The secret to this precision lies in the chemistry. Though silica (SiO₂) forms the base of most optical glasses, it is only the beginning. Crown glasses, for example, contain alkali metals and calcium, delivering lower refractive indices and higher Abbe numbers—making them ideal for applications needing minimal dispersion. Flint glasses, by contrast, contain heavier elements like lanthanum or titanium, offering higher indices and greater dispersion, crucial for correcting aberrations in compound lenses. Then come the specialties: extra-low dispersion glasses using fluoride compounds for ultra-clear telephoto lenses; high-index glasses enabling thin, lightweight optics for wearable devices; radiation-resistant variants used in space; and glasses specifically tailored for ultraviolet or infrared transmission, essential for scientific instruments and laser systems.


Crafting optical glass is as much an art as it is a science. It begins with ultra-pure raw materials, each weighed with laboratory precision. The melt, often performed in platinum crucibles to avoid contamination, reaches temperatures over 1600°C. Every batch must be homogenized—stirred and settled until the internal structure is free of bubbles, inclusions, or striae. Once formed, the glass is not simply cooled, but slowly annealed over days or even weeks to release internal stresses that could lead to birefringence or cracking. The resulting blocks undergo intense inspection—optical metrology, interferometry, stress analysis—to certify their optical integrity. Only then are they ready to be transformed: sliced, ground, polished, and sometimes coated into lenses, prisms, or windows that meet the rigorous demands of everything from smartphone cameras to deep-space telescopes.


Optical glass has quietly become the cornerstone of nearly every advanced imaging and sensing technology. In photography and cinematography, it enables lenses that render true-to-life color and depth. In healthcare, it guides light through endoscopes and laser systems with pinpoint precision. In scientific research, it opens up the microscopic and the astronomical, revealing molecules and star systems alike. Industry relies on it for machine vision, metrology, and semiconductor lithography. And in defense and aerospace, where performance must be unwavering, optical glass ensures clarity even under the harshest conditions. It is the silent precision behind rangefinders, satellite imagers, and targeting systems.


As we move into the future, optical glass is evolving with us. Researchers are constantly developing new formulations—lead-free, arsenic-free, and environmentally responsible—without compromising performance. Glasses are being engineered to match the needs of novel laser wavelengths or to deliver extreme refractive properties. Precision glass molding is reducing production costs and enabling mass production of complex shapes, while computational optics is redefining design parameters, letting software and material science co-evolve. Together, they promise a new generation of optical systems—smaller, smarter, and more capable than ever before.

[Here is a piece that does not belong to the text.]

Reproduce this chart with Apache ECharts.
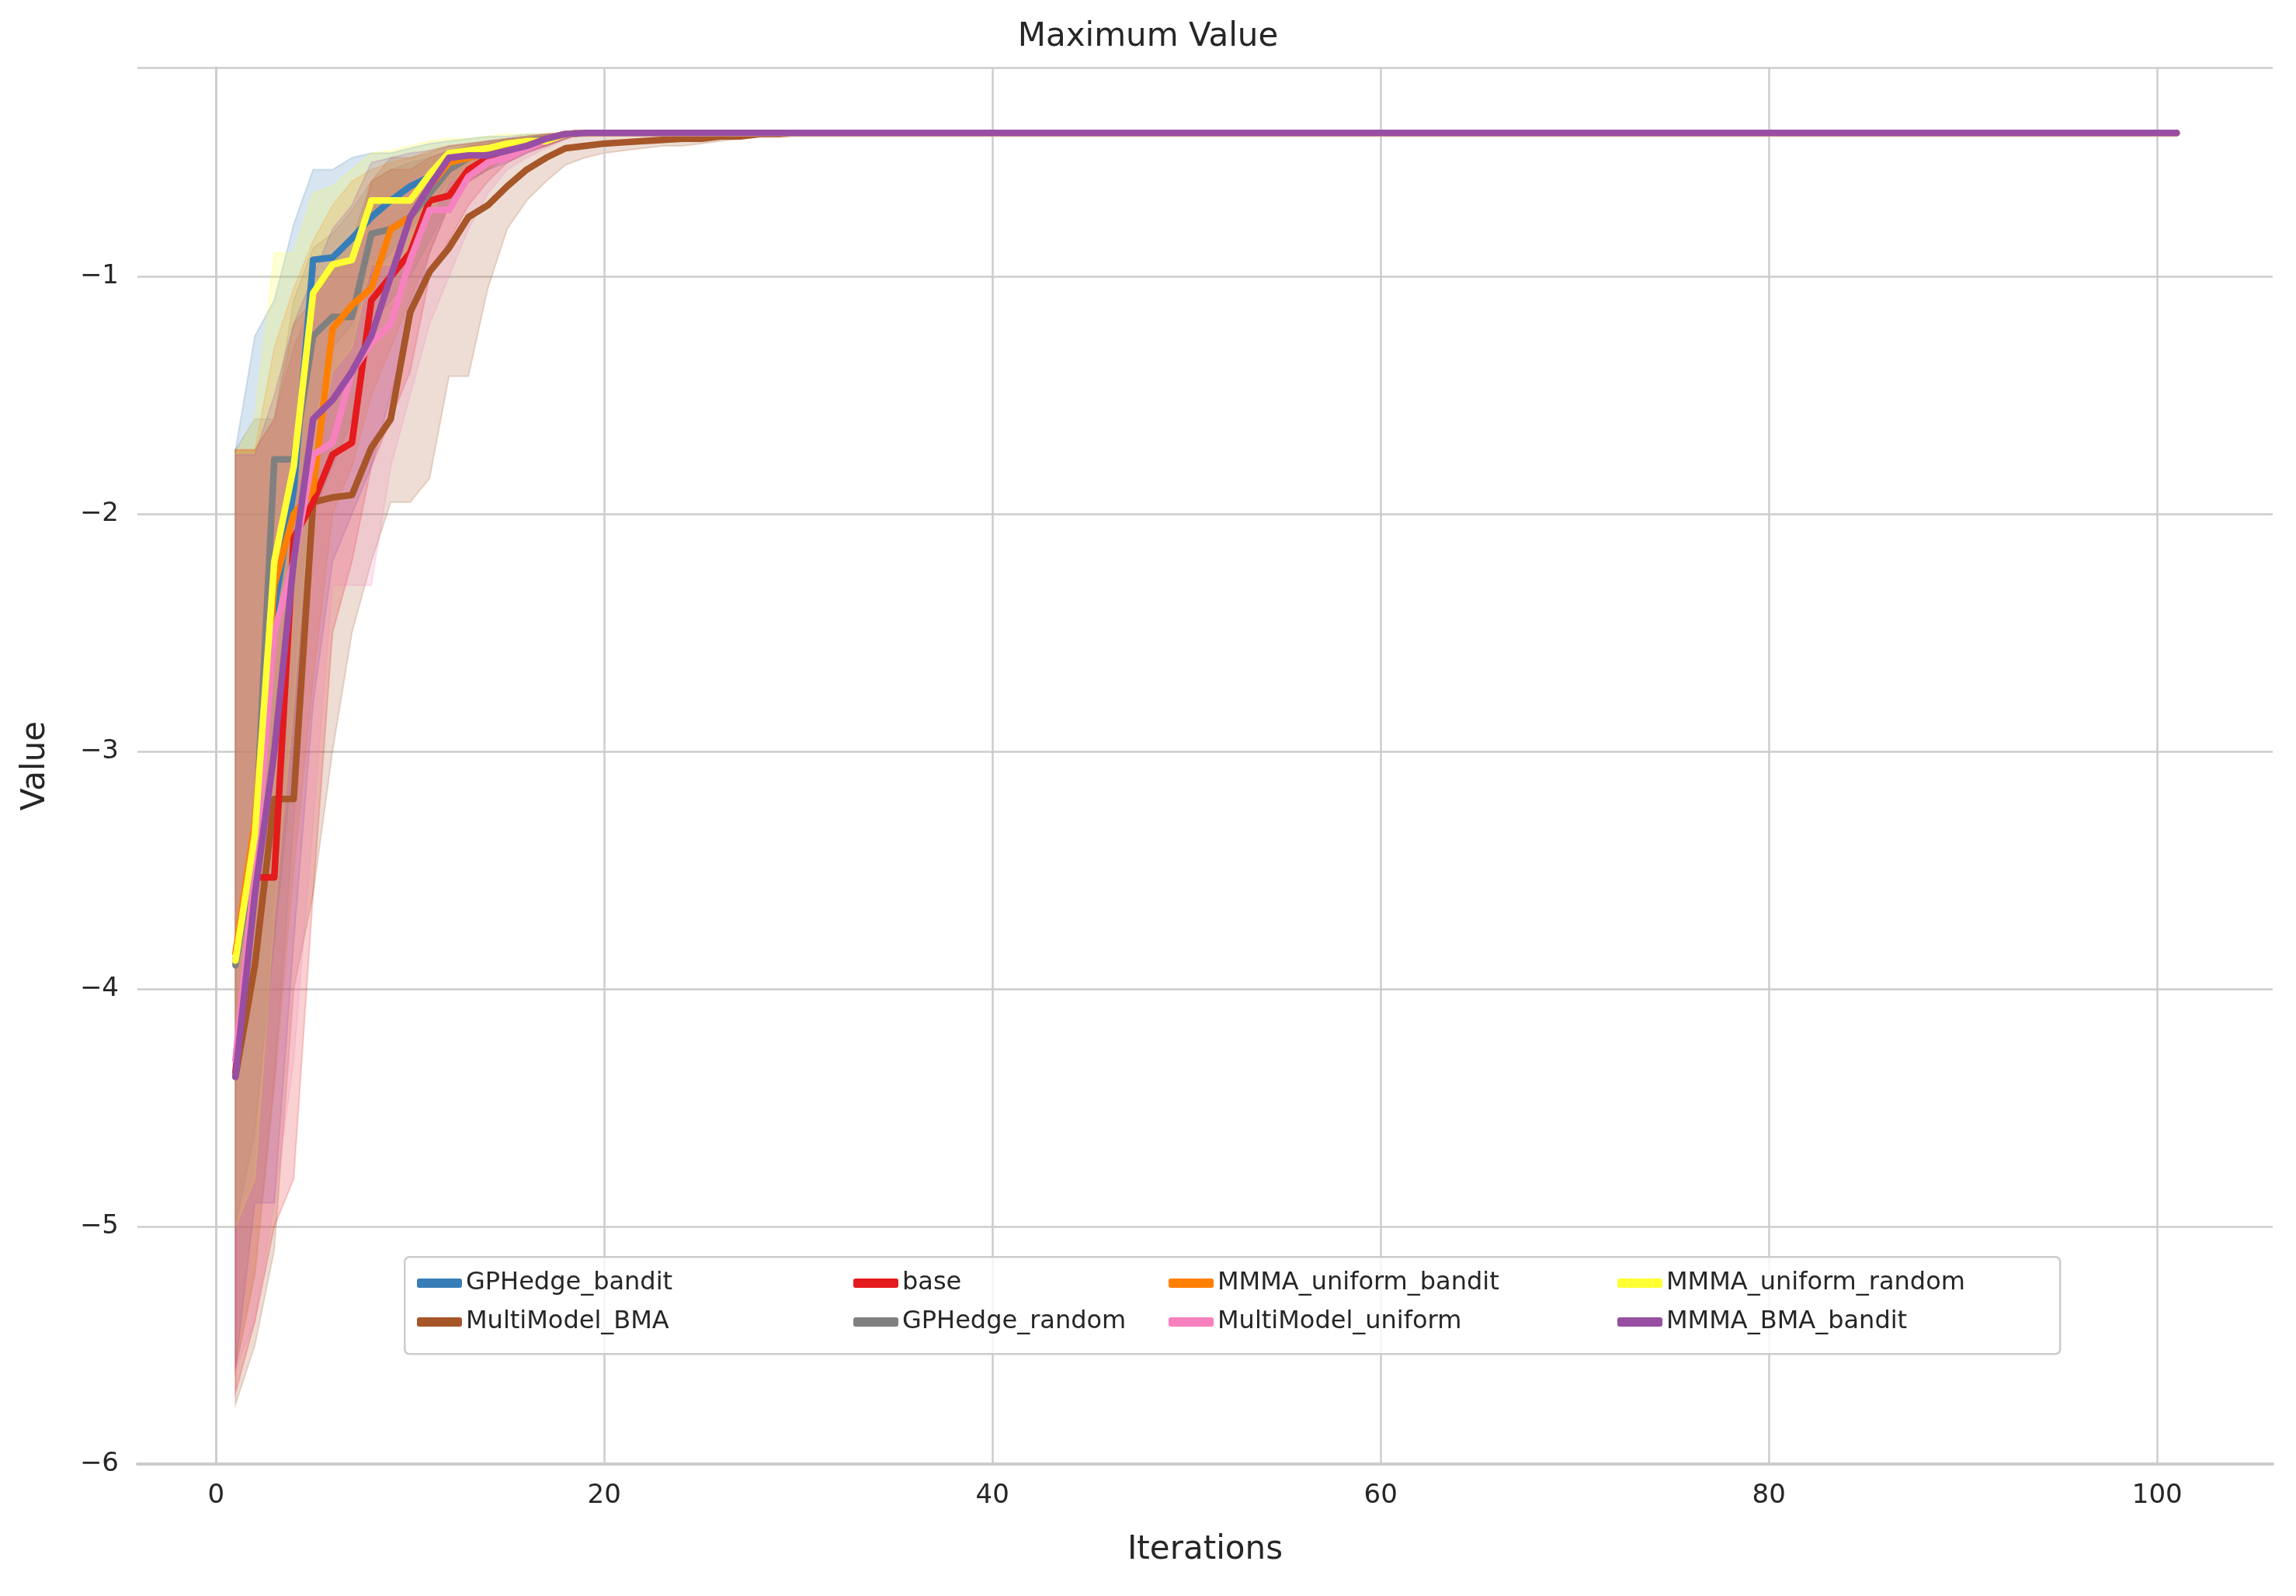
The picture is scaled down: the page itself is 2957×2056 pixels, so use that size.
<!DOCTYPE html>
<html>
<head>
<meta charset="utf-8">
<script src="https://cdn.jsdelivr.net/npm/echarts@6/dist/echarts.min.js"></script>
<style>html,body{margin:0;padding:0;background:#fff}#chart{width:2957px;height:2056px}</style>
</head>
<body>
<div id="chart"></div>
<script>
// iterations 1..101, values; after the head arrays every run sits on the plateau
const iterations = Array.from({length: 101}, (_, i) => i + 1)
const plateau = -0.395
const xTicks = [0, 20, 40, 60, 80, 100]

const names = ['GPHedge_bandit', 'MultiModel_BMA', 'base', 'GPHedge_random', 'MMMA_uniform_bandit', 'MultiModel_uniform', 'MMMA_uniform_random', 'MMMA_BMA_bandit']
const colors = ['#377eb8', '#a65628', '#e41a1c', '#808080', '#ff7f00', '#f781bf', '#ffff33', '#984ea3']

const gphedgeBandit = [-3.88,-3.4,-2.4,-1.9,-0.93,-0.92,-0.84,-0.75,-0.68,-0.62,-0.58,-0.52,-0.48,-0.46,-0.44,-0.43,-0.42,-0.40]
const gphedgeBanditLo = [-5.0,-4.6,-3.8,-3.0,-1.6,-1.3,-1.2,-1.0,-0.9,-0.8,-0.7,-0.6,-0.55,-0.5,-0.47,-0.45,-0.43,-0.41]
const gphedgeBanditHi = [-1.73,-1.25,-1.1,-0.78,-0.55,-0.55,-0.5,-0.48,-0.48,-0.46,-0.44,-0.43,-0.42,-0.41,-0.41,-0.40,-0.40,-0.395]

const multiBMA = [-4.37,-3.9,-3.2,-3.2,-1.95,-1.93,-1.92,-1.72,-1.6,-1.15,-0.98,-0.88,-0.75,-0.7,-0.62,-0.55,-0.5,-0.46,-0.45,-0.44,-0.435,-0.43,-0.425,-0.42,-0.42,-0.41,-0.41,-0.40,-0.40,-0.395]
const multiBMALo = [-5.75,-5.5,-5.1,-4.0,-3.6,-3.0,-2.5,-2.2,-1.95,-1.95,-1.85,-1.42,-1.42,-1.05,-0.8,-0.68,-0.6,-0.53,-0.5,-0.48,-0.47,-0.46,-0.45,-0.45,-0.44,-0.43,-0.42,-0.41,-0.40,-0.395]
const multiBMAHi = [-1.73,-1.73,-1.6,-1.3,-1.1,-0.95,-0.85,-0.6,-0.5,-0.5,-0.48,-0.45,-0.44,-0.43,-0.42,-0.42,-0.41,-0.41,-0.41,-0.40,-0.40,-0.40,-0.40,-0.40,-0.40,-0.40,-0.40,-0.395,-0.395,-0.395]

const base = [-4.35,-3.53,-3.53,-2.1,-1.95,-1.75,-1.70,-1.1,-1.0,-0.9,-0.68,-0.66,-0.55,-0.5,-0.46,-0.44,-0.42,-0.40]
const baseLo = [-5.7,-5.4,-5.0,-4.8,-3.6,-2.5,-2.2,-1.8,-1.6,-1.4,-1.0,-0.85,-0.7,-0.6,-0.52,-0.48,-0.45,-0.42]
const baseHi = [-1.73,-1.73,-1.6,-1.2,-1.1,-0.95,-0.95,-0.6,-0.55,-0.55,-0.5,-0.47,-0.45,-0.44,-0.42,-0.41,-0.40,-0.395]

const gphedgeRandom = [-3.9,-3.4,-1.77,-1.77,-1.25,-1.17,-1.17,-0.82,-0.80,-0.75,-0.65,-0.55,-0.5,-0.47,-0.45,-0.43,-0.42,-0.40]
const gphedgeRandomLo = [-5.6,-5.2,-4.4,-3.3,-2.0,-1.8,-1.6,-1.2,-1.1,-1.0,-0.85,-0.7,-0.6,-0.55,-0.5,-0.47,-0.45,-0.42]
const gphedgeRandomHi = [-1.73,-1.6,-1.6,-1.1,-0.88,-0.82,-0.72,-0.6,-0.55,-0.52,-0.5,-0.47,-0.45,-0.43,-0.42,-0.41,-0.40,-0.395]

const uniformBandit = [-3.85,-3.3,-2.3,-2.0,-1.9,-1.22,-1.12,-1.05,-0.8,-0.75,-0.62,-0.52,-0.5,-0.48,-0.45,-0.44,-0.42,-0.40]
const uniformBanditLo = [-5.6,-5.2,-4.4,-3.5,-2.7,-2.0,-1.8,-1.5,-1.3,-1.1,-0.9,-0.7,-0.6,-0.55,-0.5,-0.47,-0.45,-0.42]
const uniformBanditHi = [-1.73,-1.73,-1.3,-1.05,-0.85,-0.7,-0.6,-0.55,-0.52,-0.5,-0.47,-0.45,-0.44,-0.43,-0.42,-0.41,-0.40,-0.395]

const multiUniform = [-4.3,-3.5,-2.5,-2.2,-1.75,-1.70,-1.4,-1.28,-1.2,-0.93,-0.72,-0.72,-0.58,-0.52,-0.5,-0.46,-0.43,-0.40]
const multiUniformLo = [-5.6,-5.4,-4.9,-4.3,-3.3,-2.3,-2.3,-2.3,-1.8,-1.5,-1.2,-1.0,-0.8,-0.65,-0.55,-0.5,-0.46,-0.42]
const multiUniformHi = [-1.75,-1.75,-1.6,-1.3,-1.1,-1.0,-0.95,-0.75,-0.7,-0.6,-0.55,-0.5,-0.47,-0.45,-0.43,-0.42,-0.41,-0.395]

const uniformRandom = [-3.88,-3.35,-2.2,-1.8,-1.07,-0.95,-0.93,-0.68,-0.68,-0.68,-0.57,-0.48,-0.47,-0.46,-0.44,-0.43,-0.43,-0.40]
const uniformRandomLo = [-5.0,-4.8,-3.7,-2.8,-1.8,-1.4,-1.3,-0.95,-0.95,-0.9,-0.75,-0.6,-0.55,-0.5,-0.48,-0.45,-0.44,-0.41]
const uniformRandomHi = [-1.75,-1.6,-0.9,-0.9,-0.65,-0.62,-0.55,-0.48,-0.47,-0.45,-0.43,-0.42,-0.42,-0.41,-0.40,-0.40,-0.40,-0.395]

const bmaBandit = [-4.37,-3.6,-3.0,-2.2,-1.6,-1.52,-1.4,-1.25,-1.0,-0.75,-0.62,-0.5,-0.49,-0.49,-0.47,-0.45,-0.42,-0.40]
const bmaBanditLo = [-5.6,-4.9,-4.9,-3.8,-2.8,-2.2,-2.0,-1.8,-1.5,-1.2,-0.9,-0.7,-0.6,-0.55,-0.52,-0.48,-0.45,-0.42]
const bmaBanditHi = [-1.75,-1.75,-1.5,-1.2,-1.0,-0.8,-0.7,-0.52,-0.5,-0.48,-0.47,-0.45,-0.44,-0.43,-0.42,-0.41,-0.40,-0.395]

const means = [gphedgeBandit, multiBMA, base, gphedgeRandom, uniformBandit, multiUniform, uniformRandom, bmaBandit]
const lows = [gphedgeBanditLo, multiBMALo, baseLo, gphedgeRandomLo, uniformBanditLo, multiUniformLo, uniformRandomLo, bmaBanditLo]
const highs = [gphedgeBanditHi, multiBMAHi, baseHi, gphedgeRandomHi, uniformBanditHi, multiUniformHi, uniformRandomHi, bmaBanditHi]

const full = head => iterations.map((x, i) => i < head.length ? head[i] : plateau)

const series = []
// spread bands drawn as polygons through the axis scales
names.forEach((n, k) => {
  const lo = full(lows[k]), hi = full(highs[k])
  series.push({
    name: n + '_band', type: 'custom', silent: true, z: 1,
    data: [[1, lo[0]]],
    renderItem: (params, api) => {
      const top = iterations.map((x, i) => api.coord([x, hi[i]]))
      const bottom = iterations.map((x, i) => api.coord([x, lo[i]])).reverse()
      return {
        type: 'polygon',
        shape: {points: top.concat(bottom)},
        style: {fill: colors[k], opacity: 0.2, stroke: colors[k], lineWidth: 2}
      }
    }
  })
})
names.forEach((n, k) => {
  const m = full(means[k])
  series.push({
    name: n, type: 'line', symbol: 'none', color: colors[k], z: 5,
    lineStyle: {width: 8.5, color: colors[k], cap: 'round', join: 'round'},
    data: iterations.map((x, i) => [x, m[i]])
  })
})
// vertical grid lines at the x tick values
series.push({
  type: 'line', data: [], silent: true,
  markLine: {symbol: 'none', silent: true, label: {show: false},
    lineStyle: {color: '#cccccc', width: 2.5, type: 'solid'},
    data: xTicks.map(v => ({xAxis: v}))}
})

const legendCols = [[0, 1], [2, 3], [4, 5], [6, 7]]
const legendLeft = [532, 1094, 1500, 2078]
const legends = legendCols.map((c, j) => ({
  orient: 'vertical', left: legendLeft[j], top: 1632, itemGap: 18, z: 20,
  itemWidth: 58, itemHeight: 12, icon: 'roundRect',
  textStyle: {fontSize: 32, color: '#262626', fontFamily: 'DejaVu Sans'},
  data: c.map(k => names[k])
}))

const chart = echarts.init(document.getElementById('chart'))
chart.setOption({
  animation: false,
  backgroundColor: '#fff',
  title: {text: 'Maximum Value', left: 'center', top: 22,
    textStyle: {fontSize: 42, fontWeight: 'normal', color: '#262626', fontFamily: 'DejaVu Sans'}},
  grid: {left: 177, right: 30, top: 87, bottom: 170},
  legend: legends,
  graphic: [{type: 'rect', left: 520, top: 1618, z: 10,
    shape: {width: 2132, height: 125, r: 6},
    style: {fill: 'rgba(255,255,255,0.8)', stroke: '#cccccc', lineWidth: 2.5}}],
  xAxis: {
    type: 'value', min: -4.05, max: 105.95,
    name: 'Iterations', nameLocation: 'middle', nameGap: 90,
    nameTextStyle: {fontSize: 42, color: '#262626', fontFamily: 'DejaVu Sans'},
    axisLine: {show: true, onZero: false, lineStyle: {color: '#cccccc', width: 4}},
    axisTick: {show: false},
    splitLine: {show: false},
    axisLabel: {customValues: xTicks, fontSize: 34, color: '#262626', margin: 24, fontFamily: 'DejaVu Sans'}
  },
  yAxis: {
    type: 'value', min: -6, max: -0.12, interval: 1,
    name: 'Value', nameLocation: 'middle', nameGap: 110,
    nameTextStyle: {fontSize: 42, color: '#262626', fontFamily: 'DejaVu Sans'},
    axisLine: {show: true, lineStyle: {color: '#cccccc', width: 3}},
    axisTick: {show: false},
    splitLine: {lineStyle: {color: '#cccccc', width: 2.5}},
    axisLabel: {fontSize: 34, color: '#262626', margin: 24, showMaxLabel: false,
      fontFamily: 'DejaVu Sans', formatter: v => (v < 0 ? '\u2212' + Math.abs(v) : v)}
  },
  series: series
})
</script>
</body>
</html>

In the end, optical glass may not be the first thing we see, but it is often what makes seeing possible. From the joyful focus of a child’s first pair of glasses to the awe of a nebula captured through a telescope lens, its influence is everywhere. As light passes through it, shaped and guided by years of chemistry and craftsmanship, it reminds us that vision—real vision—requires more than just light. It requires material perfection. Optical glass is not just a medium; it is the foundation of focused light and the hidden enabler of modern sight.